>> START
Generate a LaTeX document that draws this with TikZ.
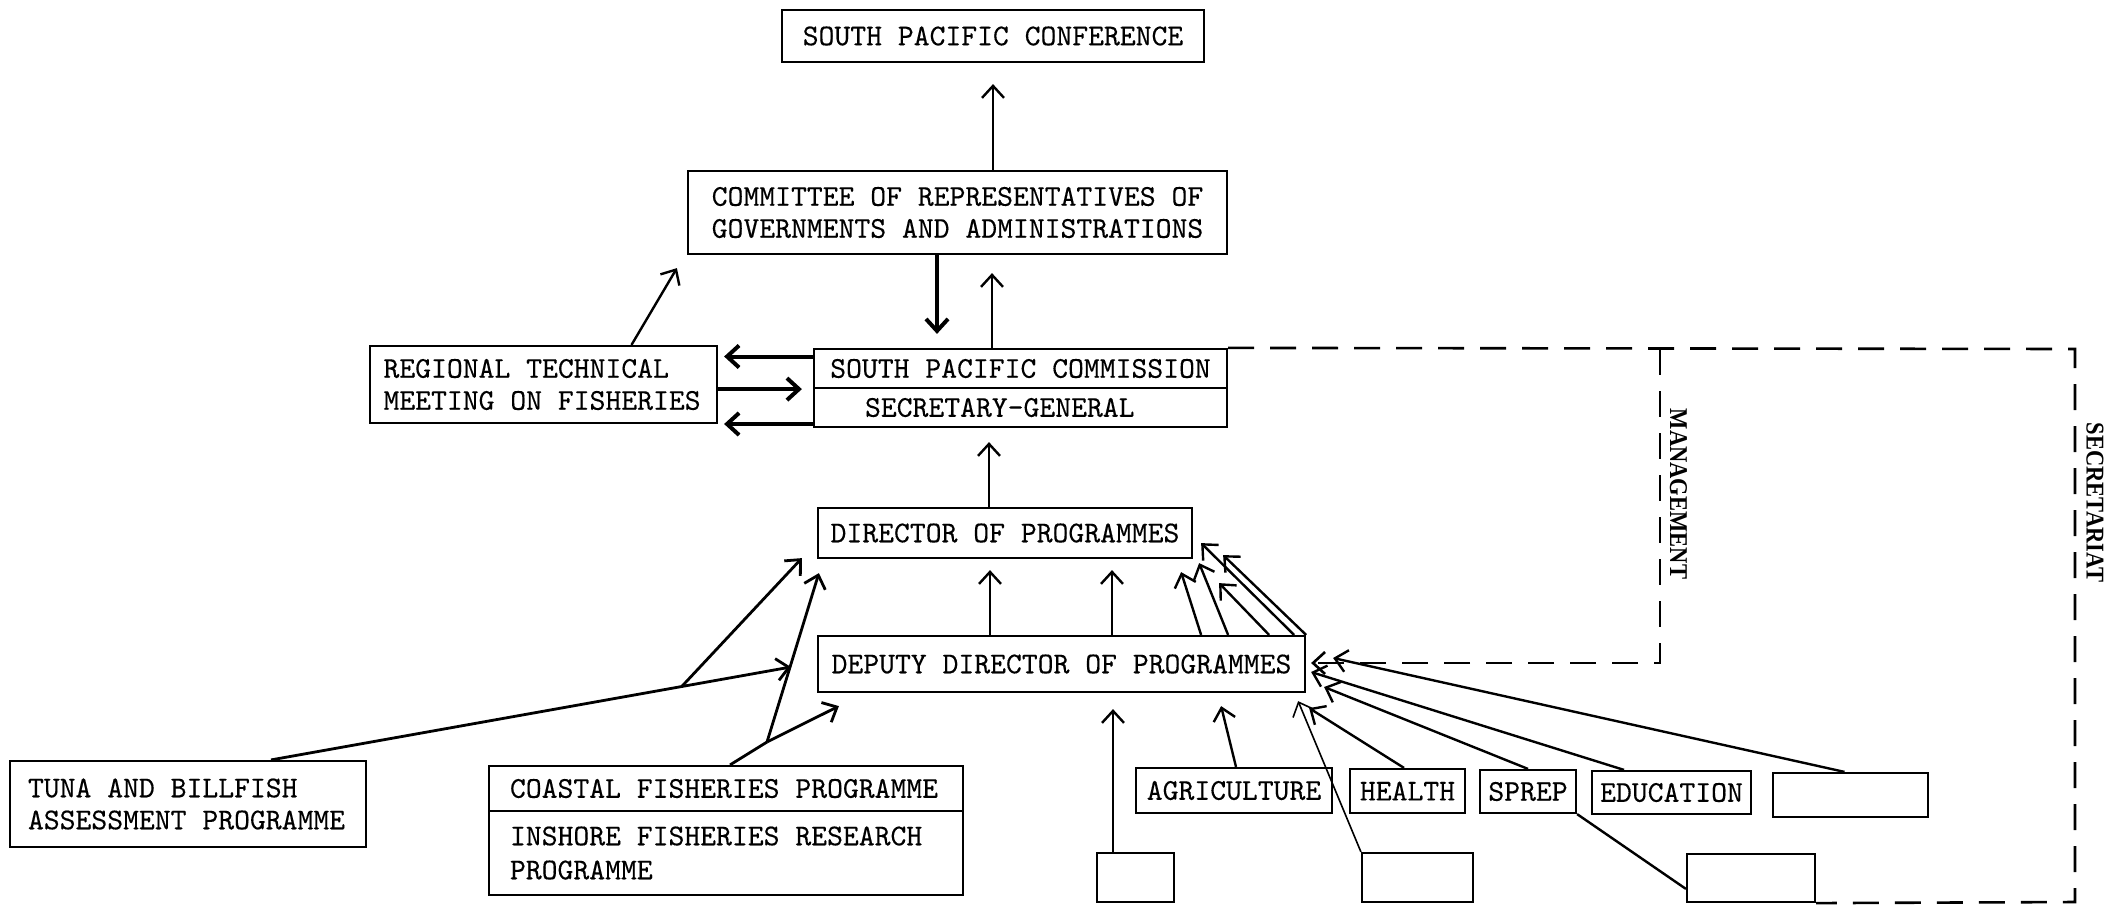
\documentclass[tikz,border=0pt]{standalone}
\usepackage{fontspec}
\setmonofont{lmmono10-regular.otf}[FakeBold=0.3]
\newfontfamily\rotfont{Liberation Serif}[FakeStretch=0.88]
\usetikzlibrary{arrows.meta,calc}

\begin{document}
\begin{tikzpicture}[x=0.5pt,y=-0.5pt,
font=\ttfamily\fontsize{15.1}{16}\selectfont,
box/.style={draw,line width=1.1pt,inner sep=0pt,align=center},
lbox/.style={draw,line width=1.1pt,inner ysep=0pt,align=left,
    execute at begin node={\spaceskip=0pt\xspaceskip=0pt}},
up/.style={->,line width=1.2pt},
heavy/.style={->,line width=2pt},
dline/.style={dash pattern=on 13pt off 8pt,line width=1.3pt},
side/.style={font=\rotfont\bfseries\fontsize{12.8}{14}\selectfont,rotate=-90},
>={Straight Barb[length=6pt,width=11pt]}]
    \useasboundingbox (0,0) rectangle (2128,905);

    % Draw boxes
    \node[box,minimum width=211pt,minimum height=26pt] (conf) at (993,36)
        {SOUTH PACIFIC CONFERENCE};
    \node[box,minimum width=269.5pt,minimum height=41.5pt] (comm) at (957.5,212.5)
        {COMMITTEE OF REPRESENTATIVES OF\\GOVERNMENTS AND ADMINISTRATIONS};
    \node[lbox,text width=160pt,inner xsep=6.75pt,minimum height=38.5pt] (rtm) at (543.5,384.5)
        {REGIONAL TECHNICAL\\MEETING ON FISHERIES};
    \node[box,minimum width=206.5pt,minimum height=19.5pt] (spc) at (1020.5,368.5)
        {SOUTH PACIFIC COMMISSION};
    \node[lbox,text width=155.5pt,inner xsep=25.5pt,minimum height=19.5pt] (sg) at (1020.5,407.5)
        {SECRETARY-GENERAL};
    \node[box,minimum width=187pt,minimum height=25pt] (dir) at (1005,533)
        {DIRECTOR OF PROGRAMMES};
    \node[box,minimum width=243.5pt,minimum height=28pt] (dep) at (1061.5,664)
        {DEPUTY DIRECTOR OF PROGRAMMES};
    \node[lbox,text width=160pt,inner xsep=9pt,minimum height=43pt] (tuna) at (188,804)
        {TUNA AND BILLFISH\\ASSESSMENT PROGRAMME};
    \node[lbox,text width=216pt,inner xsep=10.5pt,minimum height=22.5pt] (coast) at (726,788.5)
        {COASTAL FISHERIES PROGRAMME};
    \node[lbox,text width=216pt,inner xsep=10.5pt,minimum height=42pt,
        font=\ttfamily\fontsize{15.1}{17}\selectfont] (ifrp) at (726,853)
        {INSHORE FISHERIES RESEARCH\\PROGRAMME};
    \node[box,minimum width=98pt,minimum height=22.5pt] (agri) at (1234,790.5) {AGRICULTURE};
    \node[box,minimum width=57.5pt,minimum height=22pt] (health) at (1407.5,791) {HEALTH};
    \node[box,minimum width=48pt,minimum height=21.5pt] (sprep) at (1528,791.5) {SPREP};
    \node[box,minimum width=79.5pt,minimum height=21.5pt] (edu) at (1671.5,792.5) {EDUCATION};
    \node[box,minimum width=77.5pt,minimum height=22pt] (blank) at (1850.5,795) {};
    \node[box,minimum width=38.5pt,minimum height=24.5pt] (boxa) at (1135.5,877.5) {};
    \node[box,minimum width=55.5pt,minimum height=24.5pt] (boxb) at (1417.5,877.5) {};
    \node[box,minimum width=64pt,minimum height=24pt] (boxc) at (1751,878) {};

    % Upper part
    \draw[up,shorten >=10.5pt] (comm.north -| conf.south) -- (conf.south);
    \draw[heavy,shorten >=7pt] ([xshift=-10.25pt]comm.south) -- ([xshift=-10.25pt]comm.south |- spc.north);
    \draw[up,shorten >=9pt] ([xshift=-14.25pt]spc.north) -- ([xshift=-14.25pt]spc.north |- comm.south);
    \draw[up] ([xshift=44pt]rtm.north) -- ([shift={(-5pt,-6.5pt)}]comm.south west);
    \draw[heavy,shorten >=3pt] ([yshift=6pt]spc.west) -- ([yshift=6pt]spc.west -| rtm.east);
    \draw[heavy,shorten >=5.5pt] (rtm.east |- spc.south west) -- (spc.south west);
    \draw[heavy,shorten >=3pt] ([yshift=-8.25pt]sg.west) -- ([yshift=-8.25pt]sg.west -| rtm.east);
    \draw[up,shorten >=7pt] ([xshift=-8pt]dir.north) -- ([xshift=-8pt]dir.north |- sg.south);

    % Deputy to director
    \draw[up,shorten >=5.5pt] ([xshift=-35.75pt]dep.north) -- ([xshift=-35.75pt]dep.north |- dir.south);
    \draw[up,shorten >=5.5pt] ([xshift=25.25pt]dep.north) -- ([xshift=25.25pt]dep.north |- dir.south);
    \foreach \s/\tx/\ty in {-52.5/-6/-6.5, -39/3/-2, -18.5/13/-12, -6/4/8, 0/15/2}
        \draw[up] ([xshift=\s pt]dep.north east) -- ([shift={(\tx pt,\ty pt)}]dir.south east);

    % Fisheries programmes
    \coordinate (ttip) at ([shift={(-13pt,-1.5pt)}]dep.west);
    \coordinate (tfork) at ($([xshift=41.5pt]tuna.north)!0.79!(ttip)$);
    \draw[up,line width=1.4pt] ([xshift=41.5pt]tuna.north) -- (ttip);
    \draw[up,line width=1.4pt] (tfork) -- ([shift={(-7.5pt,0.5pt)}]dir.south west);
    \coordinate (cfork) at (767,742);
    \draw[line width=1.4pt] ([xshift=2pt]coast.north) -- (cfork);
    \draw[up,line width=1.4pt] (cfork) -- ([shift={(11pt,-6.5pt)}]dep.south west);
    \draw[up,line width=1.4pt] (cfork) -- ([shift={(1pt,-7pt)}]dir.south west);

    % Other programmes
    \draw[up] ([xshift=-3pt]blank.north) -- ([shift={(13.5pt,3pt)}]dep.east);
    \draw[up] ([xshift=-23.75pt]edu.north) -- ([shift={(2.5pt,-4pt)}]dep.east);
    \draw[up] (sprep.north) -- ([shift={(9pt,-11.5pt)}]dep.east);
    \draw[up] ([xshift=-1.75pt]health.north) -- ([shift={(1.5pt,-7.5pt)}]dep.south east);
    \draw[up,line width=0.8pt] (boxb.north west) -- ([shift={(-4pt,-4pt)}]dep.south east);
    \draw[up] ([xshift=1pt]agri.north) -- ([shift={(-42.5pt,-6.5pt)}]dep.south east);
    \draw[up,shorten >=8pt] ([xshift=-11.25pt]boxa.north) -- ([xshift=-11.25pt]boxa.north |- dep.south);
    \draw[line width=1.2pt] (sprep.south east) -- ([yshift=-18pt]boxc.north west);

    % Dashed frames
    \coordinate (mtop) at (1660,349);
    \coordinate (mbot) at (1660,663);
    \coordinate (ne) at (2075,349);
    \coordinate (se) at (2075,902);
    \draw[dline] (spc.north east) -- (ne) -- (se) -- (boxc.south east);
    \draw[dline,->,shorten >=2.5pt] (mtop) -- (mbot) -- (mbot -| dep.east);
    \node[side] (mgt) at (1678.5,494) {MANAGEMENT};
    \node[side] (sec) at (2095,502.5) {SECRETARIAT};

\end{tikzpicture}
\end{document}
>> END
_Stated goal_
Repeat the listing above exactly from its first line to the line containing "(0,0) rectangle (2128,905);", both included, and omit the pictures.

_The response_
Generate a LaTeX document that draws this with TikZ.
\documentclass[tikz,border=0pt]{standalone}
\usepackage{fontspec}
\setmonofont{lmmono10-regular.otf}[FakeBold=0.3]
\newfontfamily\rotfont{Liberation Serif}[FakeStretch=0.88]
\usetikzlibrary{arrows.meta,calc}

\begin{document}
\begin{tikzpicture}[x=0.5pt,y=-0.5pt,
font=\ttfamily\fontsize{15.1}{16}\selectfont,
box/.style={draw,line width=1.1pt,inner sep=0pt,align=center},
lbox/.style={draw,line width=1.1pt,inner ysep=0pt,align=left,
    execute at begin node={\spaceskip=0pt\xspaceskip=0pt}},
up/.style={->,line width=1.2pt},
heavy/.style={->,line width=2pt},
dline/.style={dash pattern=on 13pt off 8pt,line width=1.3pt},
side/.style={font=\rotfont\bfseries\fontsize{12.8}{14}\selectfont,rotate=-90},
>={Straight Barb[length=6pt,width=11pt]}]
    \useasboundingbox (0,0) rectangle (2128,905);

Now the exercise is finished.